Friday 13 April 2012

An initial response to Richard Jones' research on the Luddites published in the May 2012 issue of History Today

Huddersfield radical historian Alan Brooke, has written to the Huddersfield Daily Examiner following their story in this week's edition which adapts the press release put out by Richard Jones, a research student at Cambridge University. He appeared on BBC Radio 4's 'Today' programme yesterday to promote the findings of his research into the Luddites. The letter is endorsed by this website (Luddite Bicentenary) and David King of the Luddites 200 Organising Forum.

Dear Editor,

For History Today, supported by the BBC, to release an ill-informed and badly-argued attack on the Luddites masquerading as 'new research' is bad enough (Examiner 12 April). To do this on the occasion of the bicentenary commemoration of the fight at Rawfold's Mill in which two, possibly four, men were killed and a further five hung as a consequence, is totally insensitive. For those of us to whom the Luddites are a treasured part of our heritage, and who have continued their struggle, do so not on the basis of mythologising, but as a result of a reasoned and detailed understanding of the Luddites and the time in which they lived.

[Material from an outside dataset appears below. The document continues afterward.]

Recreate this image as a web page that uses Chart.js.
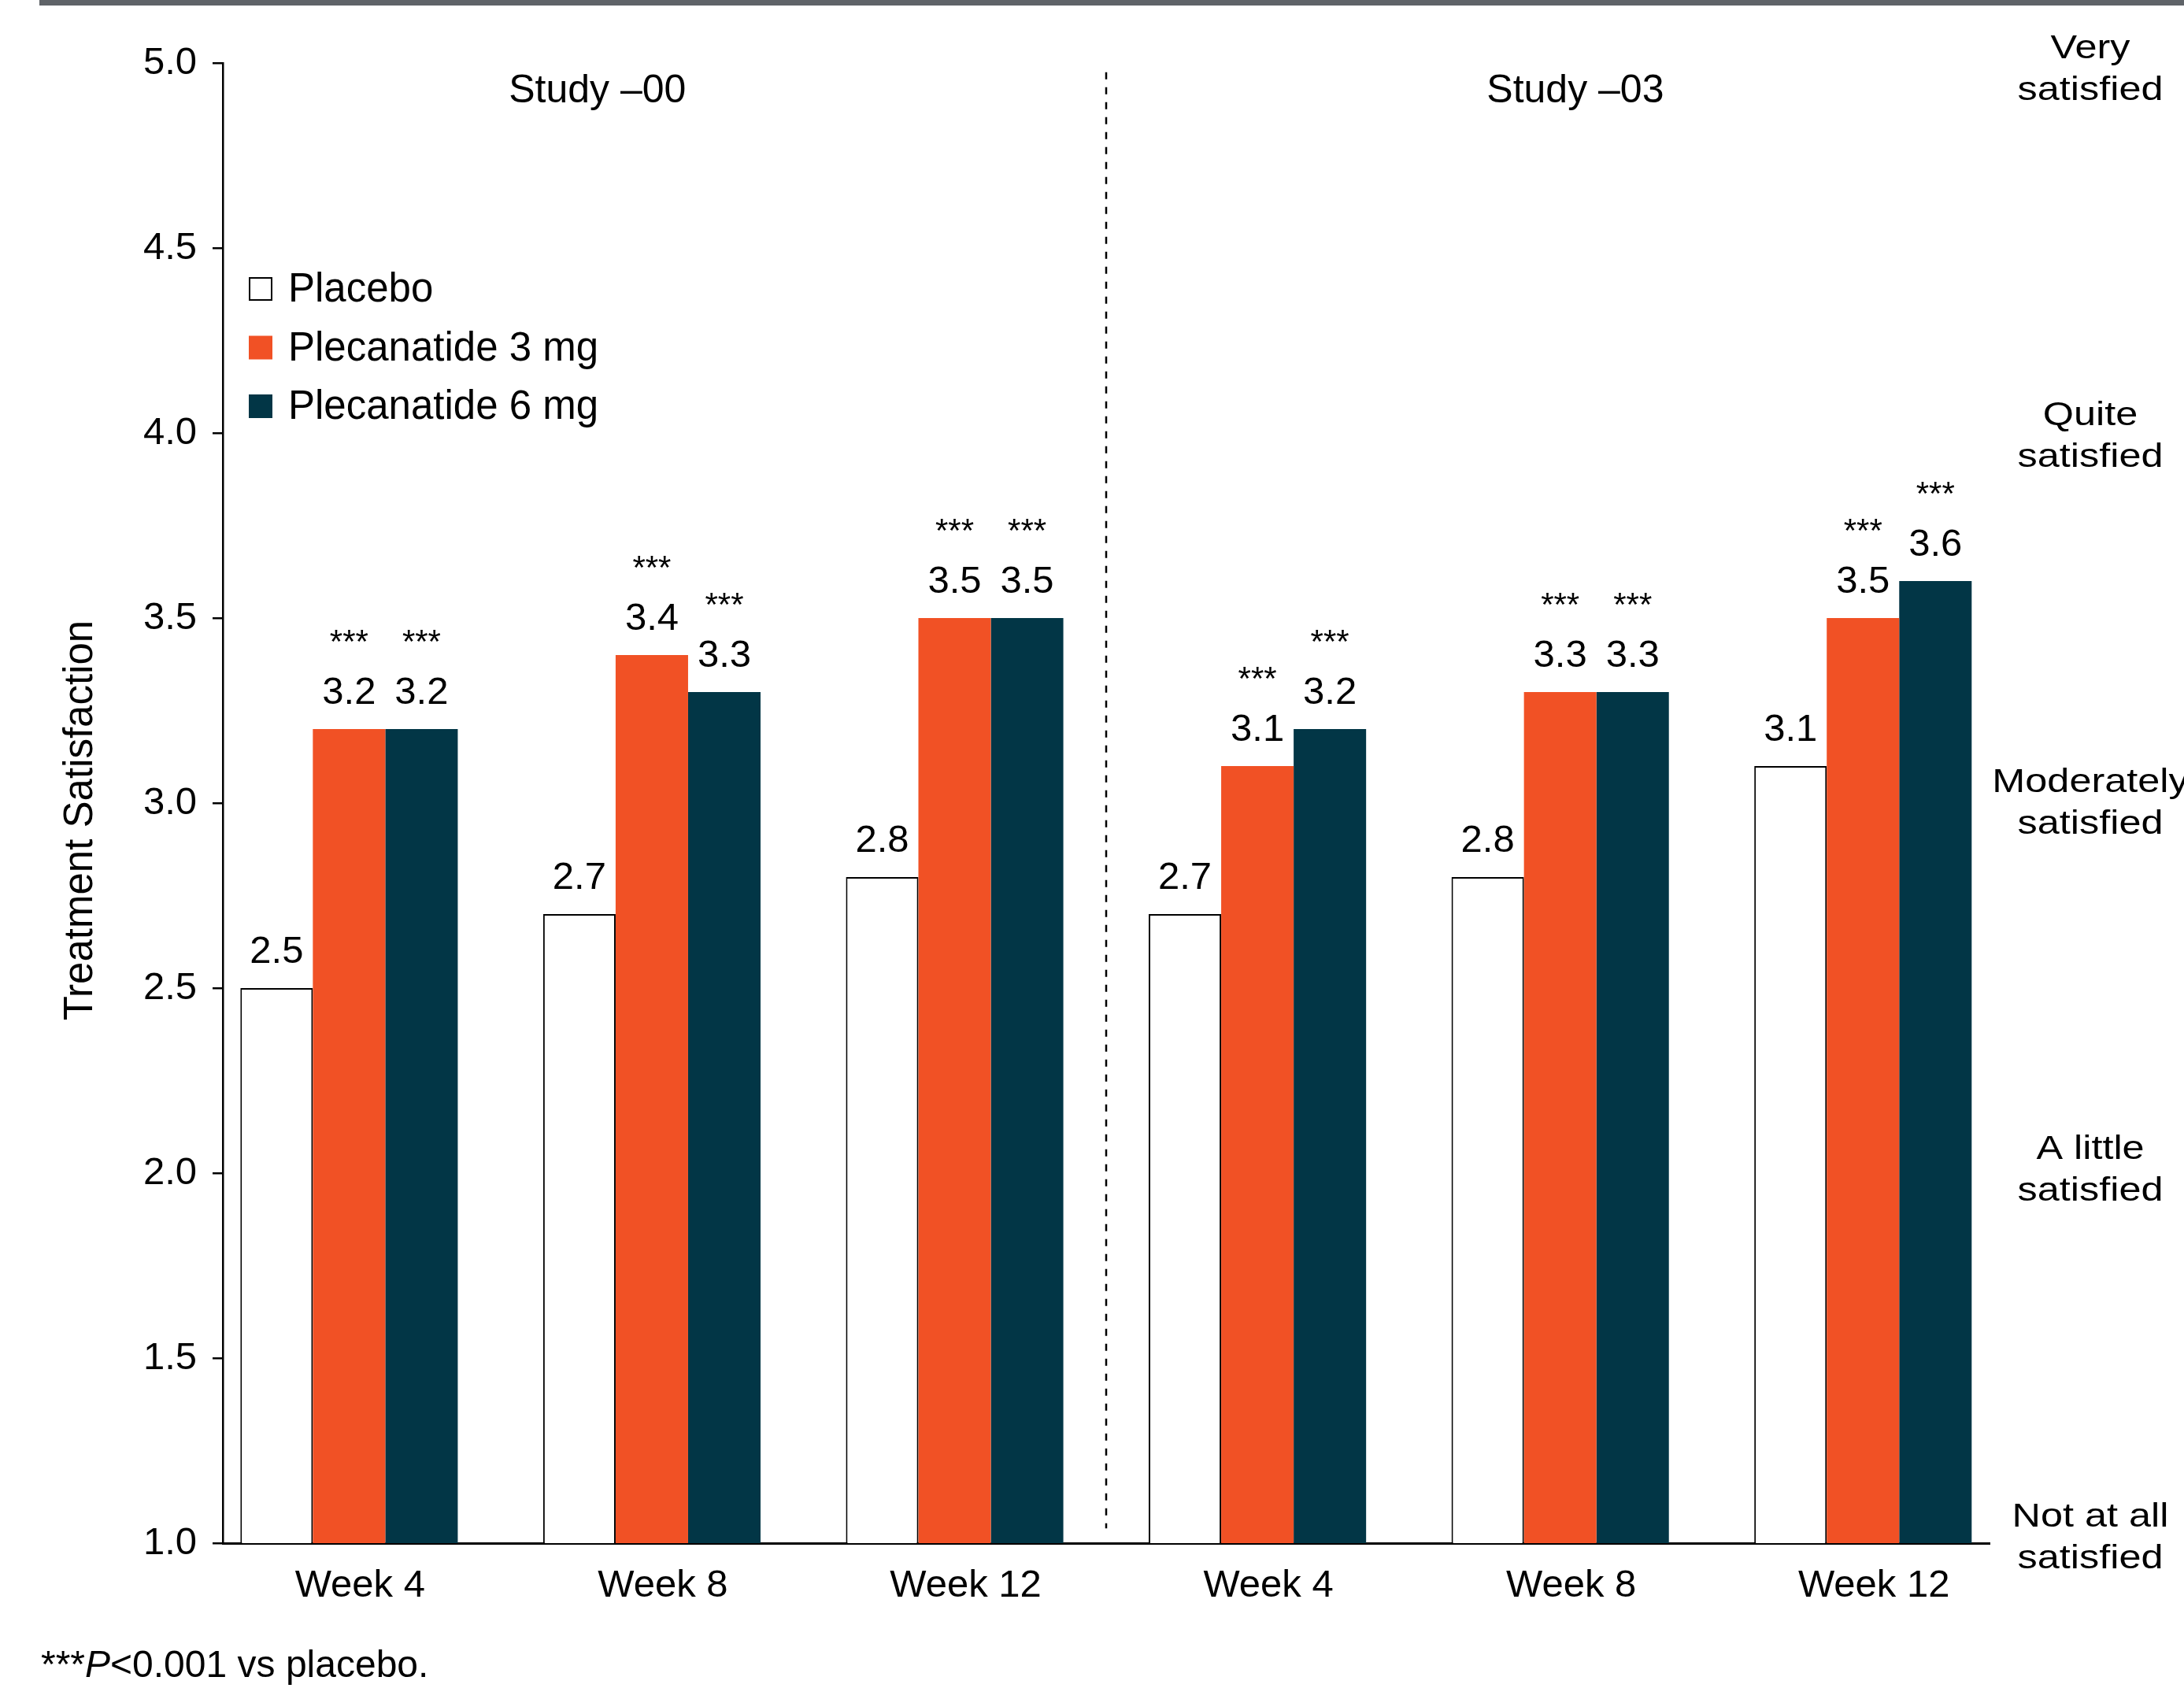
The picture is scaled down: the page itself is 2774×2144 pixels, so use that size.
<!DOCTYPE html>
<html>
<head>
<meta charset="utf-8">
<title>Treatment Satisfaction</title>
<script src="https://cdn.jsdelivr.net/npm/chart.js@4/dist/chart.umd.min.js"></script>
<style>
  html, body { margin: 0; padding: 0; background: #ffffff; }
  canvas { display: block; }
</style>
</head>
<body>
<canvas id="chart" width="2774" height="2144"></canvas>
<script>
// ---- Data -------------------------------------------------------------
const weekLabels   = ['Week 4', 'Week 8', 'Week 12', 'Week 4', 'Week 8', 'Week 12'];
const studyLabels  = ['Study \u201300', 'Study \u201303'];
const seriesNames  = ['Placebo', 'Plecanatide 3 mg', 'Plecanatide 6 mg'];

const placebo      = [2.5, 2.7, 2.8, 2.7, 2.8, 3.1];
const plecanatide3 = [3.2, 3.4, 3.5, 3.1, 3.3, 3.5];
const plecanatide6 = [3.2, 3.3, 3.5, 3.2, 3.3, 3.6];

// *** P<0.001 vs placebo
const placeboSig   = [false, false, false, false, false, false];
const pleca3Sig    = [true, true, true, true, true, true];
const pleca6Sig    = [true, true, true, true, true, true];

const yTickValues  = [1.0, 1.5, 2.0, 2.5, 3.0, 3.5, 4.0, 4.5, 5.0];
const levelValues  = [5, 4, 3, 2, 1];
const levelLabels  = [
  ['Very', 'satisfied'],
  ['Quite', 'satisfied'],
  ['Moderately', 'satisfied'],
  ['A little', 'satisfied'],
  ['Not at all', 'satisfied']
];

// ---- Look -------------------------------------------------------------
const FONT = "'Liberation Sans', Arial, Helvetica, sans-serif";
const ORANGE = '#F15125';
const TEAL = '#023646';
const studyHeaderAt = [0.82, 4.05];   // header centres, in x-scale units
const dividerAt = 2.5;                // between the two studies

const toPoints = arr => arr.map((v, i) => ({ x: i, y: v }));

const decor = {
  id: 'decor',
  beforeDraw(chart) {
    const ctx = chart.ctx;
    ctx.save();
    ctx.fillStyle = '#ffffff';
    ctx.fillRect(0, 0, chart.width, chart.height);
    // header rule
    ctx.fillStyle = '#5f6368';
    ctx.fillRect(50, 0, chart.width - 50, 7);
    ctx.restore();
  },
  afterDatasetsDraw(chart) {
    const { ctx, chartArea, scales: { x, y } } = chart;
    ctx.save();
    ctx.fillStyle = '#000';

    // value-axis title
    ctx.save();
    ctx.translate(103, (chartArea.top + chartArea.bottom) / 2 + 22);
    ctx.rotate(-Math.PI / 2);
    ctx.textAlign = 'center';
    ctx.textBaseline = 'middle';
    ctx.font = `51px ${FONT}`;
    ctx.fillText('Treatment Satisfaction', 0, 0);
    ctx.restore();

    // dashed divider between studies
    const dx = Math.round(x.getPixelForValue(dividerAt));
    ctx.strokeStyle = '#000';
    ctx.lineWidth = 2.5;
    ctx.setLineDash([9, 10]);
    ctx.beginPath();
    ctx.moveTo(dx, y.getPixelForValue(4.975));
    ctx.lineTo(dx, y.getPixelForValue(1.04));
    ctx.stroke();
    ctx.setLineDash([]);

    // study headers
    ctx.textAlign = 'center';
    ctx.textBaseline = 'alphabetic';
    ctx.font = `50px ${FONT}`;
    studyLabels.forEach((t, i) => ctx.fillText(t, x.getPixelForValue(studyHeaderAt[i]), 130));

    // value labels and significance marks
    chart.data.datasets.forEach((ds, di) => {
      const meta = chart.getDatasetMeta(di);
      meta.data.forEach((bar, i) => {
        const v = ds.data[i].y;
        ctx.font = `49px ${FONT}`;
        ctx.fillText(v.toFixed(1), bar.x, bar.y - 32);
        if (ds.sig && ds.sig[i]) {
          ctx.font = `42px ${FONT}`;
          ctx.fillText('***', bar.x, bar.y - 97);
        }
      });
    });

    // legend
    ctx.textAlign = 'left';
    ctx.font = `51px ${FONT}`;
    chart.data.datasets.forEach((ds, di) => {
      const base = 383 + di * 74.5;
      const sx = 316, sy = base - 31, s = 30;
      ctx.fillStyle = ds.backgroundColor;
      ctx.fillRect(sx, sy, s, s);
      if (ds.borderWidth) {
        ctx.strokeStyle = ds.borderColor;
        ctx.lineWidth = 2;
        ctx.strokeRect(sx + 1, sy + 1, s - 2, s - 2);
      }
      ctx.fillStyle = '#000';
      ctx.fillText(ds.label, 366, base);
    });

    // satisfaction levels beside the value axis
    ctx.textAlign = 'center';
    ctx.font = `42px ${FONT}`;
    const cx = chartArea.right + 128;
    levelValues.forEach((v, i) => {
      const py = y.getPixelForValue(v) - 14 + (v - 3) * 3.75;
      levelLabels[i].forEach((line, li) => {
        ctx.save();
        ctx.translate(cx, py + li * 53);
        ctx.scale(1.2, 1);
        ctx.fillText(line, 0, 0);
        ctx.restore();
      });
    });

    // footnote
    ctx.textAlign = 'left';
    let fx = 52;
    const fy = 2130;
    const parts = [['***', ''], ['P', 'italic '], ['<0.001 vs placebo.', '']];
    parts.forEach(([txt, style]) => {
      ctx.font = `${style}48px ${FONT}`;
      ctx.fillText(txt, fx, fy);
      fx += ctx.measureText(txt).width;
    });

    ctx.restore();
  }
};

new Chart(document.getElementById('chart'), {
  type: 'bar',
  data: {
    datasets: [
      { label: seriesNames[0], data: toPoints(placebo), sig: placeboSig,
        backgroundColor: '#ffffff', borderColor: '#000000', borderWidth: 2, borderSkipped: 'start' },
      { label: seriesNames[1], data: toPoints(plecanatide3), sig: pleca3Sig,
        backgroundColor: ORANGE, borderWidth: 0 },
      { label: seriesNames[2], data: toPoints(plecanatide6), sig: pleca6Sig,
        backgroundColor: TEAL, borderWidth: 0 }
    ]
  },
  options: {
    responsive: false,
    animation: false,
    devicePixelRatio: 1,
    categoryPercentage: 0.718,
    barPercentage: 1.0,
    layout: { padding: { top: 80, right: 247, bottom: 0, left: 0 } },
    plugins: { legend: { display: false }, tooltip: { enabled: false } },
    scales: {
      x: {
        type: 'linear',
        min: -0.417,
        max: 5.418,
        offset: false,
        z: 1,
        afterBuildTicks: s => { s.ticks = weekLabels.map((_, i) => ({ value: i })); },
        afterFit: s => { s.height = 184; },
        grid: { display: false, drawTicks: false, offset: false },
        border: { display: true, color: '#000', width: 3 },
        ticks: {
          autoSkip: false, maxRotation: 0, minRotation: 0,
          padding: 25, labelOffset: 14, color: '#000',
          font: { family: FONT, size: 49 },
          callback: v => weekLabels[v] ?? ''
        }
      },
      y: {
        min: 1,
        max: 5,
        z: 1,
        afterBuildTicks: s => { s.ticks = yTickValues.map(v => ({ value: v })); },
        afterFit: s => { s.width = 283; },
        grid: { drawOnChartArea: false, drawTicks: true, tickLength: 13, color: '#000', lineWidth: 2.5 },
        border: { display: true, color: '#000', width: 2.5 },
        ticks: {
          padding: 20, color: '#000',
          font: { family: FONT, size: 49 },
          callback: v => Number(v).toFixed(1)
        }
      }
    }
  },
  plugins: [decor]
});
</script>
</body>
</html>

The arguments put forward by Richard Jones are not new, but are part of a long tradition of denigrating working class struggle, particularly when it has involved direct action against the State. Anyone hearing his BBC interview would realise how tenuous and contradictory his arguments are. For him to jump on the Luddite bicentenary bandwagon to promote his career, by putting the academic boot into the Luddites, cannot be justified as an expression of academic freedom. It is clearly a politically motivated attack against working class and radical history.

Those of us who belong to this school of history are open about our sympathies and political beliefs. We are trying to give the poor and oppressed a voice they were denied at the time. What is Richard Jones trying to do and who his he speaking for?